Nesse sentido, a parcela de risco indicada no BDI mostra-se um critério mais técnico e juridicamente consistente, pois reflete a capacidade do contratado de absorver variações ordinárias, servindo como limite para distinguir eventos excepcionais que, de fato, justificam a recomposição do equilíbrio contratual.
O DNIT acolheu as críticas e informou que as sugestões apresentadas serão analisadas.
O DNIT também se comprometeu a formalizar a solicitação de sugestões junto à ANEOR (Associação Nacional das Empresas de Obras Rodoviárias) e anunciou a realização de novas rodadas de discussão antes do envio do texto final ao TCU.
Paralelamente à construção da nova norma, o DNIT apresentou, em 10/07/2024, Pedido de Reexame ao TCU contra o Acórdão n. 1.210/2024, requerendo a ampliação do prazo inicialmente fixado (90 dias) para 180 dias, além de questionar exigências de comprovação como a apresentação de notas fiscais individualizadas por obra.
Segundo a autarquia, tais requisitos gerariam ônus desproporcional às contratadas e não garantiriam, por si só, a rastreabilidade da aplicação dos insumos.
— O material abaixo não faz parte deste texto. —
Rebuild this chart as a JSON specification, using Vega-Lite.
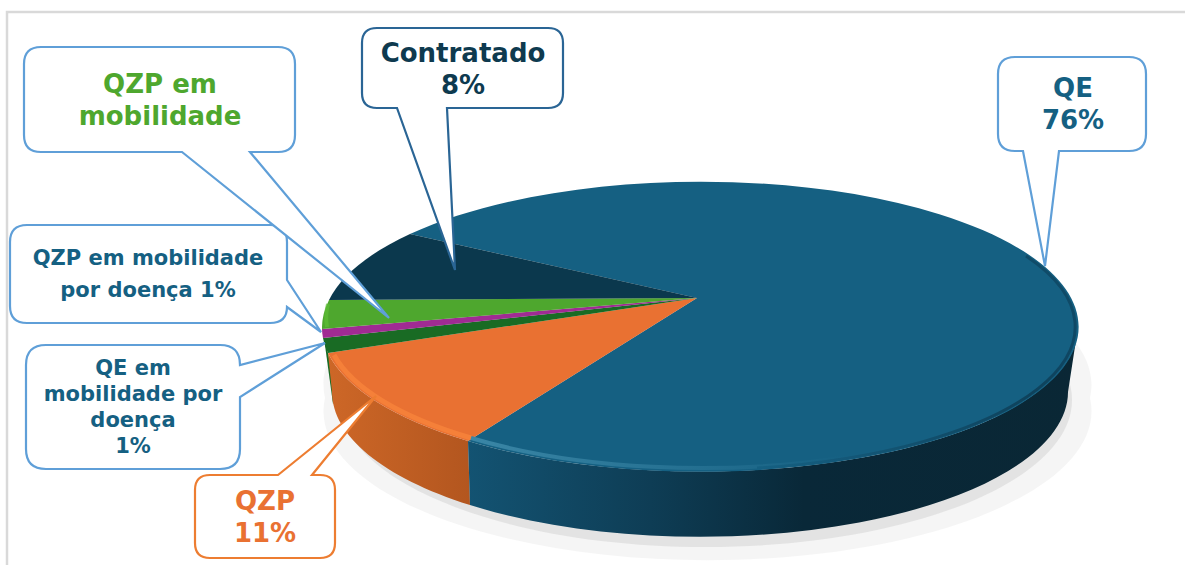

O TCU, por sua vez, reafirmou que as notas fiscais não são o único meio de prova aceitável, mas integram o conjunto de elementos necessários para verificar a efetiva ocorrência do desequilíbrio, recomendando ao DNIT a adoção de mecanismos de controle e rastreabilidade adequados.
O TCU concedeu efeito suspensivo às determinações até o julgamento definitivo do recurso. Em recente manifestação, a unidade técnica (AudRecursos) propôs a ampliação do prazo para 105 dias.
A equipe técnica reforçou que a Resolução n. 13/2021, embora aplicável às medições realizadas a partir de 2019, carece de critérios objetivos capazes de aferir a ocorrência de impacto financeiro significativo decorrente de aumentos de preços de insumos betuminosos, permitindo, na prática, reequilíbrios contratuais irregulares e
em afronta à teoria da imprevisão. Ademais, a AudRecursos reiterou o entendimento de que a comprovação da aquisição de materiais permanece como requisito para o reequilíbrio, desde que haja mecanismos adequados de controle e rastreabilidade, mesmo que as notas fiscais não mencionem diretamente a obra.
A discussão segue em curso e deve resultar em avanços relevantes na construção de um marco normativo mais claro, isonômico e alinhado à realidade da execução contratual, promovendo maior segurança jurídica na análise dos impactos financeiros decorrentes das oscilações de preços dos insumos betuminosos em obras públicas.